[Supplied material]:
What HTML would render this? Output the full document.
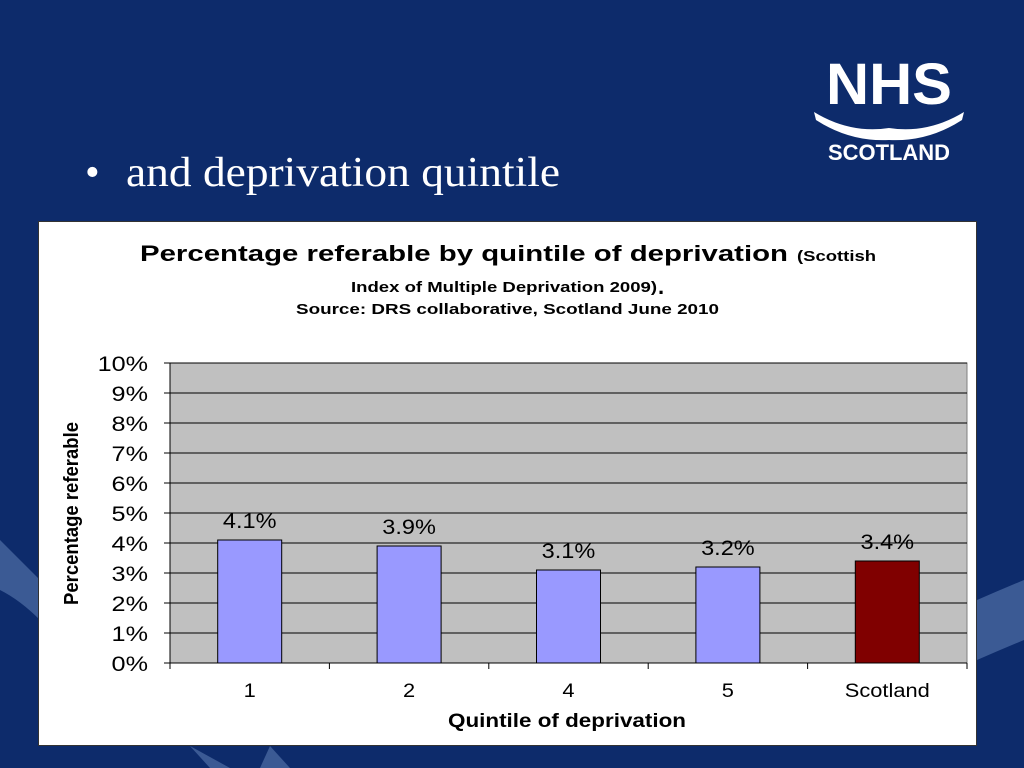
<!DOCTYPE html>
<html><head><meta charset="utf-8"><style>
body{margin:0;width:1024px;height:768px;overflow:hidden;background:#0d2b6b;font-family:"Liberation Sans",sans-serif;position:relative}
svg{position:absolute;left:0;top:0}
</style></head><body>
<svg width="1024" height="768">
<path d="M0 540 Q20 560 40 580 L40 620 Q20 600 0 590Z" fill="#3b5a94"/>
<path d="M977 600 Q1000 590 1024 580 L1024 640 Q1000 650 977 660Z" fill="#3b5a94"/>
<path d="M190 746 L230 768 L210 768Z" fill="#3b5a94"/>
<path d="M270 746 L260 768 L290 768Z" fill="#3b5a94"/>
</svg>
<svg id="chart" width="1024" height="768">
<g fill="#fff">
<text x="826" y="104" font-size="58" font-weight="bold" font-family="Liberation Sans, sans-serif" textLength="126" lengthAdjust="spacingAndGlyphs">NHS</text>
<path d="M814 112 Q850 134 889 128 Q928 134 964 112 L962 120 Q928 142 889 140 Q850 142 816 120Z"/>
<text x="828" y="160" font-size="22" font-weight="bold" font-family="Liberation Sans, sans-serif" textLength="122" lengthAdjust="spacingAndGlyphs">SCOTLAND</text>
</g>
<text x="85" y="186" font-size="42" fill="#fff" font-family="Liberation Serif, serif">•</text>
<text x="126" y="186" font-size="42" fill="#fff" font-family="Liberation Serif, serif" textLength="434" lengthAdjust="spacingAndGlyphs">and deprivation quintile</text>
<rect x="38.5" y="221.5" width="938" height="524" fill="#fff" stroke="#333"/>
<g font-family="Liberation Sans, sans-serif" font-weight="bold" fill="#000">
<text x="140" y="261" font-size="22" textLength="648" lengthAdjust="spacingAndGlyphs">Percentage referable by quintile of deprivation</text>
<text x="797" y="261" font-size="15" textLength="79" lengthAdjust="spacingAndGlyphs">(Scottish</text>
<text x="351" y="292" font-size="15" textLength="306" lengthAdjust="spacingAndGlyphs">Index of Multiple Deprivation 2009)</text>
<text x="658" y="294" font-size="22">.</text>
<text x="296" y="314" font-size="15" textLength="423" lengthAdjust="spacingAndGlyphs">Source: DRS collaborative, Scotland June 2010</text>
<text x="448" y="727" font-size="19" textLength="238" lengthAdjust="spacingAndGlyphs">Quintile of deprivation</text>
<text transform="translate(78,605) rotate(-90)" font-size="20" textLength="183" lengthAdjust="spacingAndGlyphs">Percentage referable</text>
</g>
</svg>
<script>
const categories=["1","2","4","5","Scotland"];
const values=[4.1,3.9,3.1,3.2,3.4];
const labels=["4.1%","3.9%","3.1%","3.2%","3.4%"];
const colors=["#9999ff","#9999ff","#9999ff","#9999ff","#800000"];
const yTicks=[0,1,2,3,4,5,6,7,8,9,10];
const NS="http://www.w3.org/2000/svg";
const svg=document.getElementById('chart');
const L=170,R=967,T=363,B=663,yMax=10;
const y=v=>B-(v/yMax)*(B-T);
const bw=(R-L)/categories.length;
const x=i=>L+bw*(i+0.5);
function mk(tag,a){const e=document.createElementNS(NS,tag);for(const k in a)e.setAttribute(k,a[k]);svg.appendChild(e);return e;}
function stretch(e,f){const w=e.getComputedTextLength();e.setAttribute('textLength',w*f);e.setAttribute('lengthAdjust','spacingAndGlyphs');}
const bg=mk('rect',{x:L,y:T,width:R-L,height:B-T,fill:'#c0c0c0',stroke:'#808080'});


yTicks.forEach(t=>{
 const g=mk('line',{x1:L-6,x2:R,y1:y(t),y2:y(t),stroke:'#000','stroke-width':1});
 
 
 const tx=mk('text',{x:148,y:y(t)+8,'text-anchor':'end','font-size':21,'font-family':'Liberation Sans, sans-serif',fill:'#000'});
 tx.textContent=t+'%';
 
 
 stretch(tx,1.2);
});
mk('line',{x1:L,x2:L,y1:T,y2:B,stroke:'#000'});
for(let i=0;i<=categories.length;i++){mk('line',{x1:L+bw*i,x2:L+bw*i,y1:B,y2:B+6,stroke:'#000'});}
categories.forEach((c,i)=>{
 const w=64;
 const r=mk('rect',{x:x(i)-w/2,y:y(values[i]),width:w,height:B-y(values[i]),fill:colors[i],stroke:'#000','stroke-width':1});
 
 
 const lb=mk('text',{x:x(i),y:y(values[i])-12,'text-anchor':'middle','font-size':21,'font-family':'Liberation Sans, sans-serif',fill:'#000'});
 lb.textContent=labels[i];
 
 
 stretch(lb,1.12);
 const xl=mk('text',{x:x(i),y:697,'text-anchor':'middle','font-size':19,'font-family':'Liberation Sans, sans-serif',fill:'#000'});
 xl.textContent=c;
 
 
 stretch(xl,1.15);
});
</script>
</body></html>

[Task brief]: Every line is to be duplicated exactly, though pictures stay out.

[Solved exercise]:
What HTML would render this? Output the full document.
<!DOCTYPE html>
<html><head><meta charset="utf-8"><style>
body{margin:0;width:1024px;height:768px;overflow:hidden;background:#0d2b6b;font-family:"Liberation Sans",sans-serif;position:relative}
svg{position:absolute;left:0;top:0}
</style></head><body>
<svg width="1024" height="768">
<path d="M0 540 Q20 560 40 580 L40 620 Q20 600 0 590Z" fill="#3b5a94"/>
<path d="M977 600 Q1000 590 1024 580 L1024 640 Q1000 650 977 660Z" fill="#3b5a94"/>
<path d="M190 746 L230 768 L210 768Z" fill="#3b5a94"/>
<path d="M270 746 L260 768 L290 768Z" fill="#3b5a94"/>
</svg>
<svg id="chart" width="1024" height="768">
<g fill="#fff">
<text x="826" y="104" font-size="58" font-weight="bold" font-family="Liberation Sans, sans-serif" textLength="126" lengthAdjust="spacingAndGlyphs">NHS</text>
<path d="M814 112 Q850 134 889 128 Q928 134 964 112 L962 120 Q928 142 889 140 Q850 142 816 120Z"/>
<text x="828" y="160" font-size="22" font-weight="bold" font-family="Liberation Sans, sans-serif" textLength="122" lengthAdjust="spacingAndGlyphs">SCOTLAND</text>
</g>
<text x="85" y="186" font-size="42" fill="#fff" font-family="Liberation Serif, serif">•</text>
<text x="126" y="186" font-size="42" fill="#fff" font-family="Liberation Serif, serif" textLength="434" lengthAdjust="spacingAndGlyphs">and deprivation quintile</text>
<rect x="38.5" y="221.5" width="938" height="524" fill="#fff" stroke="#333"/>
<g font-family="Liberation Sans, sans-serif" font-weight="bold" fill="#000">
<text x="140" y="261" font-size="22" textLength="648" lengthAdjust="spacingAndGlyphs">Percentage referable by quintile of deprivation</text>
<text x="797" y="261" font-size="15" textLength="79" lengthAdjust="spacingAndGlyphs">(Scottish</text>
<text x="351" y="292" font-size="15" textLength="306" lengthAdjust="spacingAndGlyphs">Index of Multiple Deprivation 2009)</text>
<text x="658" y="294" font-size="22">.</text>
<text x="296" y="314" font-size="15" textLength="423" lengthAdjust="spacingAndGlyphs">Source: DRS collaborative, Scotland June 2010</text>
<text x="448" y="727" font-size="19" textLength="238" lengthAdjust="spacingAndGlyphs">Quintile of deprivation</text>
<text transform="translate(78,605) rotate(-90)" font-size="20" textLength="183" lengthAdjust="spacingAndGlyphs">Percentage referable</text>
</g>
</svg>
<script>
const categories=["1","2","4","5","Scotland"];
const values=[4.1,3.9,3.1,3.2,3.4];
const labels=["4.1%","3.9%","3.1%","3.2%","3.4%"];
const colors=["#9999ff","#9999ff","#9999ff","#9999ff","#800000"];
const yTicks=[0,1,2,3,4,5,6,7,8,9,10];
const NS="http://www.w3.org/2000/svg";
const svg=document.getElementById('chart');
const L=170,R=967,T=363,B=663,yMax=10;
const y=v=>B-(v/yMax)*(B-T);
const bw=(R-L)/categories.length;
const x=i=>L+bw*(i+0.5);
function mk(tag,a){const e=document.createElementNS(NS,tag);for(const k in a)e.setAttribute(k,a[k]);svg.appendChild(e);return e;}
function stretch(e,f){const w=e.getComputedTextLength();e.setAttribute('textLength',w*f);e.setAttribute('lengthAdjust','spacingAndGlyphs');}
const bg=mk('rect',{x:L,y:T,width:R-L,height:B-T,fill:'#c0c0c0',stroke:'#808080'});


yTicks.forEach(t=>{
 const g=mk('line',{x1:L-6,x2:R,y1:y(t),y2:y(t),stroke:'#000','stroke-width':1});
 
 
 const tx=mk('text',{x:148,y:y(t)+8,'text-anchor':'end','font-size':21,'font-family':'Liberation Sans, sans-serif',fill:'#000'});
 tx.textContent=t+'%';
 
 
 stretch(tx,1.2);
});
mk('line',{x1:L,x2:L,y1:T,y2:B,stroke:'#000'});
for(let i=0;i<=categories.length;i++){mk('line',{x1:L+bw*i,x2:L+bw*i,y1:B,y2:B+6,stroke:'#000'});}
categories.forEach((c,i)=>{
 const w=64;
 const r=mk('rect',{x:x(i)-w/2,y:y(values[i]),width:w,height:B-y(values[i]),fill:colors[i],stroke:'#000','stroke-width':1});
 
 
 const lb=mk('text',{x:x(i),y:y(values[i])-12,'text-anchor':'middle','font-size':21,'font-family':'Liberation Sans, sans-serif',fill:'#000'});
 lb.textContent=labels[i];
 
 
 stretch(lb,1.12);
 const xl=mk('text',{x:x(i),y:697,'text-anchor':'middle','font-size':19,'font-family':'Liberation Sans, sans-serif',fill:'#000'});
 xl.textContent=c;
 
 
 stretch(xl,1.15);
});
</script>
</body></html>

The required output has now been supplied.